OBJECTIVE | Set the listing down again in full, word for word, with the pictures left out.

INFORMATION SHOWN |
────────

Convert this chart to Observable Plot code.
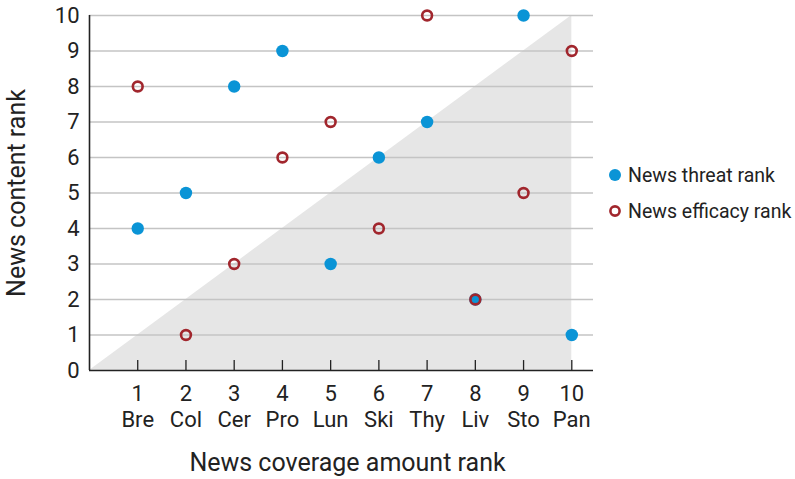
<!DOCTYPE html>
<html>
<head>
<meta charset="utf-8">
<script src="https://cdn.jsdelivr.net/npm/d3@7"></script>
<script src="https://cdn.jsdelivr.net/npm/@observablehq/plot@0.6"></script>
<style>
  body { margin: 0; background: #fff; }
  #wrap { position: relative; width: 795px; height: 479px; font-family: Roboto, "Liberation Sans", sans-serif; }
  #legend { position: absolute; left: 607px; top: 157px; font-size: 19.5px; color: #222; white-space: nowrap; }
  #legend .row { display: flex; align-items: center; height: 36px; }
  #legend svg { margin-right: 5px; flex: none; }
</style>
</head>
<body>
<div id="wrap"><div id="legend"></div></div>
<script>
const ranks = [1, 2, 3, 4, 5, 6, 7, 8, 9, 10];
const names = ["Bre", "Col", "Cer", "Pro", "Lun", "Ski", "Thy", "Liv", "Sto", "Pan"];
const threatRank = [4, 5, 8, 9, 3, 6, 7, 2, 10, 1];
const efficacyRank = [8, 1, 3, 6, 7, 4, 10, 2, 5, 9];
const yTicks = [0, 1, 2, 3, 4, 5, 6, 7, 8, 9, 10];
const seriesNames = ["News threat rank", "News efficacy rank"];
const xTitle = "News coverage amount rank";
const yTitle = "News content rank";
const blue = "#0a94d6";
const red = "#a1262d";

const threat = ranks.map((r, i) => ({x: r, y: threatRank[i]}));
const efficacy = ranks.map((r, i) => ({x: r, y: efficacyRank[i]}));
const diag = [{x: 0, y: 0}, {x: 10, y: 10}];

const font = 'Roboto, "Liberation Sans", sans-serif';

const chart = Plot.plot({
  width: 795,
  height: 479,
  marginLeft: 89,
  marginRight: 202,
  marginTop: 15,
  marginBottom: 109,
  style: {fontFamily: font, fontSize: "22px", color: "#222", background: "transparent", overflow: "visible"},
  x: {domain: [0, 10.45]},
  y: {domain: [0, 10]},
  marks: [
    Plot.areaY(diag, {x: "x", y: "y", fill: "#e6e6e6"}),
    Plot.ruleY(yTicks.filter(d => d > 0), {stroke: "#c4c4c4", strokeWidth: 1.6}),
    Plot.ruleX(ranks, {x: d => d, y1: 0, y2: 0.28, stroke: "#222", strokeWidth: 1.3}),
    Plot.ruleY([0], {stroke: "#222", strokeWidth: 1.6}),
    Plot.ruleX([0], {stroke: "#222", strokeWidth: 1.6}),
    Plot.axisY({ticks: yTicks, tickSize: 0, tickPadding: 10, tickFormat: d => String(d), fontSize: 22, label: null}),
    Plot.axisX({ticks: ranks, tickSize: 0, tickPadding: 13, fontSize: 22, lineHeight: 1.15,
      tickFormat: d => d + "\n" + names[d - 1], label: null}),
    Plot.text([yTitle], {text: d => d, frameAnchor: "left", rotate: -90, dx: -73, fontSize: 25, fill: "#222", lineAnchor: "middle", textAnchor: "middle"}),
    Plot.text([xTitle], {text: d => d, frameAnchor: "bottom", dx: 6, dy: 92, fontSize: 25, fill: "#222", lineAnchor: "middle", textAnchor: "middle"}),
    Plot.dot(threat, {x: "x", y: "y", r: 6.2, fill: blue, stroke: "none"}),
    Plot.dot(efficacy, {x: "x", y: "y", r: 4.9, fill: "none", stroke: red, strokeWidth: 2.6})
  ]
});
chart.style.position = "absolute";
chart.style.left = "0";
chart.style.top = "0";
document.getElementById("wrap").prepend(chart);

const legend = document.getElementById("legend");
seriesNames.forEach((name, i) => {
  const row = document.createElement("div");
  row.className = "row";
  const sw = i === 0
    ? `<svg width="16" height="16"><circle cx="8" cy="8" r="6" fill="${blue}"/></svg>`
    : `<svg width="16" height="16"><circle cx="8" cy="8" r="4.6" fill="none" stroke="${red}" stroke-width="2.6"/></svg>`;
  row.innerHTML = sw + `<span>${name}</span>`;
  legend.appendChild(row);
});
</script>
</body>
</html>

────────

COMPLETE OUTPUT |
Convert this chart to Observable Plot code.
<!DOCTYPE html>
<html>
<head>
<meta charset="utf-8">
<script src="https://cdn.jsdelivr.net/npm/d3@7"></script>
<script src="https://cdn.jsdelivr.net/npm/@observablehq/plot@0.6"></script>
<style>
  body { margin: 0; background: #fff; }
  #wrap { position: relative; width: 795px; height: 479px; font-family: Roboto, "Liberation Sans", sans-serif; }
  #legend { position: absolute; left: 607px; top: 157px; font-size: 19.5px; color: #222; white-space: nowrap; }
  #legend .row { display: flex; align-items: center; height: 36px; }
  #legend svg { margin-right: 5px; flex: none; }
</style>
</head>
<body>
<div id="wrap"><div id="legend"></div></div>
<script>
const ranks = [1, 2, 3, 4, 5, 6, 7, 8, 9, 10];
const names = ["Bre", "Col", "Cer", "Pro", "Lun", "Ski", "Thy", "Liv", "Sto", "Pan"];
const threatRank = [4, 5, 8, 9, 3, 6, 7, 2, 10, 1];
const efficacyRank = [8, 1, 3, 6, 7, 4, 10, 2, 5, 9];
const yTicks = [0, 1, 2, 3, 4, 5, 6, 7, 8, 9, 10];
const seriesNames = ["News threat rank", "News efficacy rank"];
const xTitle = "News coverage amount rank";
const yTitle = "News content rank";
const blue = "#0a94d6";
const red = "#a1262d";

const threat = ranks.map((r, i) => ({x: r, y: threatRank[i]}));
const efficacy = ranks.map((r, i) => ({x: r, y: efficacyRank[i]}));
const diag = [{x: 0, y: 0}, {x: 10, y: 10}];

const font = 'Roboto, "Liberation Sans", sans-serif';

const chart = Plot.plot({
  width: 795,
  height: 479,
  marginLeft: 89,
  marginRight: 202,
  marginTop: 15,
  marginBottom: 109,
  style: {fontFamily: font, fontSize: "22px", color: "#222", background: "transparent", overflow: "visible"},
  x: {domain: [0, 10.45]},
  y: {domain: [0, 10]},
  marks: [
    Plot.areaY(diag, {x: "x", y: "y", fill: "#e6e6e6"}),
    Plot.ruleY(yTicks.filter(d => d > 0), {stroke: "#c4c4c4", strokeWidth: 1.6}),
    Plot.ruleX(ranks, {x: d => d, y1: 0, y2: 0.28, stroke: "#222", strokeWidth: 1.3}),
    Plot.ruleY([0], {stroke: "#222", strokeWidth: 1.6}),
    Plot.ruleX([0], {stroke: "#222", strokeWidth: 1.6}),
    Plot.axisY({ticks: yTicks, tickSize: 0, tickPadding: 10, tickFormat: d => String(d), fontSize: 22, label: null}),
    Plot.axisX({ticks: ranks, tickSize: 0, tickPadding: 13, fontSize: 22, lineHeight: 1.15,
      tickFormat: d => d + "\n" + names[d - 1], label: null}),
    Plot.text([yTitle], {text: d => d, frameAnchor: "left", rotate: -90, dx: -73, fontSize: 25, fill: "#222", lineAnchor: "middle", textAnchor: "middle"}),
    Plot.text([xTitle], {text: d => d, frameAnchor: "bottom", dx: 6, dy: 92, fontSize: 25, fill: "#222", lineAnchor: "middle", textAnchor: "middle"}),
    Plot.dot(threat, {x: "x", y: "y", r: 6.2, fill: blue, stroke: "none"}),
    Plot.dot(efficacy, {x: "x", y: "y", r: 4.9, fill: "none", stroke: red, strokeWidth: 2.6})
  ]
});
chart.style.position = "absolute";
chart.style.left = "0";
chart.style.top = "0";
document.getElementById("wrap").prepend(chart);

const legend = document.getElementById("legend");
seriesNames.forEach((name, i) => {
  const row = document.createElement("div");
  row.className = "row";
  const sw = i === 0
    ? `<svg width="16" height="16"><circle cx="8" cy="8" r="6" fill="${blue}"/></svg>`
    : `<svg width="16" height="16"><circle cx="8" cy="8" r="4.6" fill="none" stroke="${red}" stroke-width="2.6"/></svg>`;
  row.innerHTML = sw + `<span>${name}</span>`;
  legend.appendChild(row);
});
</script>
</body>
</html>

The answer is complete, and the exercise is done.